Qualifying as a state or national party committee

The Commission determines whether a committee meets the criteria for state or national party committee status through the advisory opinion process. 

For state committee status, the Commission has generally looked to see whether the committee engages in activities that are commensurate with the day-to-day operations of a party at the state level and whether the committee has gained ballot access for its federal candidates.

For national committee status, the criteria include all of the following:

  • Nominating qualified candidates for President and various Congressional offices in numerous states
  • Engaging in certain activities — such as voter registration and get-out-the-vote drives — on an ongoing basis
  • Publicizing the party's supporters and primary issues throughout the nation
  • Holding a national convention
  • Setting up a national office
  • Establishing state affiliates

Party coordinated communications

When a party committee pays for a communication that is coordinated with a candidate, the communication is either an in-kind contribution or a coordinated party expenditure. 

Conversely, when a non-party committee pays for a communication that is coordinated with a political party committee, the communication is an in-kind contribution to the party committee.
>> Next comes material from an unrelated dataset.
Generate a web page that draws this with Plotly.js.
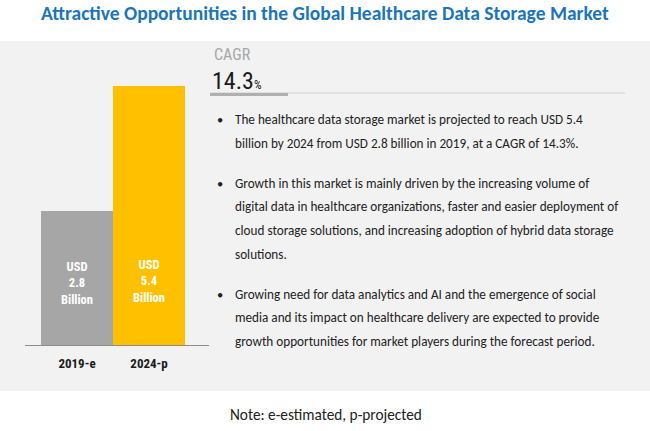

Coordinated party expenditures and limits

A national party committee and its state party committees may make special expenditures in connection with the general election campaigns of federal candidates. These coordinated party expenditures do not count against the contribution limits but are subject to a different set of limits. Additionally, any coordinated party expenditures must be made with federally permissible funds only. Each year, the Commission publishes the coordinated party expenditure limits on its website.